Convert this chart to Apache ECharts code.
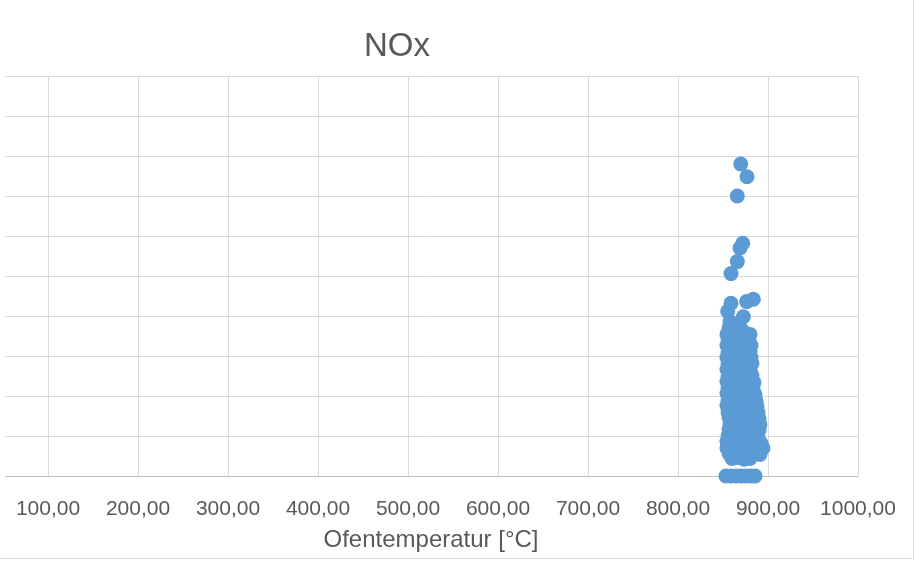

...

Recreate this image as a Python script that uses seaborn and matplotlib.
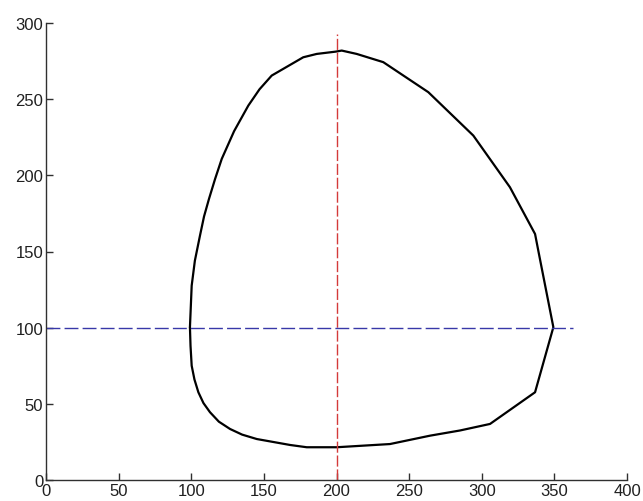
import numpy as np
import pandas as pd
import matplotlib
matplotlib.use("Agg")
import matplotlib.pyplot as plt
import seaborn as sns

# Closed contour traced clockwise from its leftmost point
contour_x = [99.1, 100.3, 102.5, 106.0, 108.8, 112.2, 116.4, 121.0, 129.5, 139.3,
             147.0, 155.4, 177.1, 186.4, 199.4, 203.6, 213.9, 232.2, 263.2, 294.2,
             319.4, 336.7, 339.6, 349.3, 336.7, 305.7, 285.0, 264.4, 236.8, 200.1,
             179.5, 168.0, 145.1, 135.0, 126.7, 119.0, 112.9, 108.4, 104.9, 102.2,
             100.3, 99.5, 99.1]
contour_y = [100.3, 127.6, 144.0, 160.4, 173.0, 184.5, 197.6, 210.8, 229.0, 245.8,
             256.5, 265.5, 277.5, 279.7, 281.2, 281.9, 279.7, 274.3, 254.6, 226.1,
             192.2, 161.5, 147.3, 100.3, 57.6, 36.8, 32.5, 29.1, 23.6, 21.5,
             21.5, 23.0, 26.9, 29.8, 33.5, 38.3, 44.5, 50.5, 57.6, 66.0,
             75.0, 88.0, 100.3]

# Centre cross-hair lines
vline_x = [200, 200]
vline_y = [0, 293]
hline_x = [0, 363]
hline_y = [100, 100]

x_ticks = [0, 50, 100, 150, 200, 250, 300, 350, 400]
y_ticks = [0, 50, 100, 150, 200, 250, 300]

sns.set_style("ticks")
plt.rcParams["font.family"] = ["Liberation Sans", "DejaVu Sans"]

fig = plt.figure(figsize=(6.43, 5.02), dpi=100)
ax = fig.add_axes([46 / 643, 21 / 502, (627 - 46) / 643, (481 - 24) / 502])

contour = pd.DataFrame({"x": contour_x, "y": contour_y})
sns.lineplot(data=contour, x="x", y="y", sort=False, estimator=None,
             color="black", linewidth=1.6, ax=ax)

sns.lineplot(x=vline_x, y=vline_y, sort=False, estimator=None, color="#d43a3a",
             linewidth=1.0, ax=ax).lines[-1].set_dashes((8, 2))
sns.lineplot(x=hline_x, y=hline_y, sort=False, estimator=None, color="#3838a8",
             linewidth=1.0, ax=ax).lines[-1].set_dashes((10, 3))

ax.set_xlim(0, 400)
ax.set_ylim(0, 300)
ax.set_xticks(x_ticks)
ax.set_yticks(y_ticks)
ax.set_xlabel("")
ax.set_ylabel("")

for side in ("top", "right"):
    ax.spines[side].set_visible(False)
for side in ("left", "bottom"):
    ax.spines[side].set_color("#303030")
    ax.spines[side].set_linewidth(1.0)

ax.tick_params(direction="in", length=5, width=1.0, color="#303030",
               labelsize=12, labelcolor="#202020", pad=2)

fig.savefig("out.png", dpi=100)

--

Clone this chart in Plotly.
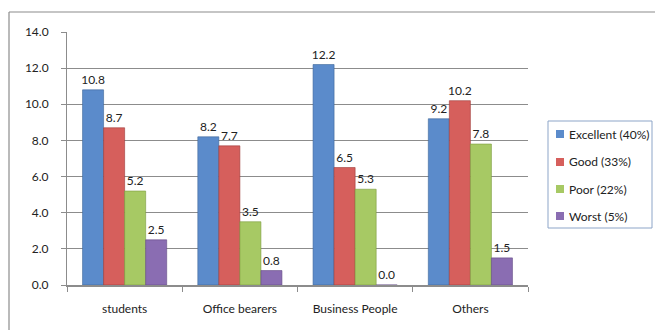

**Written task:**
How many of the listing's lines contain "seaborn"? Respond with a single number and nothing else.

**Result:**
2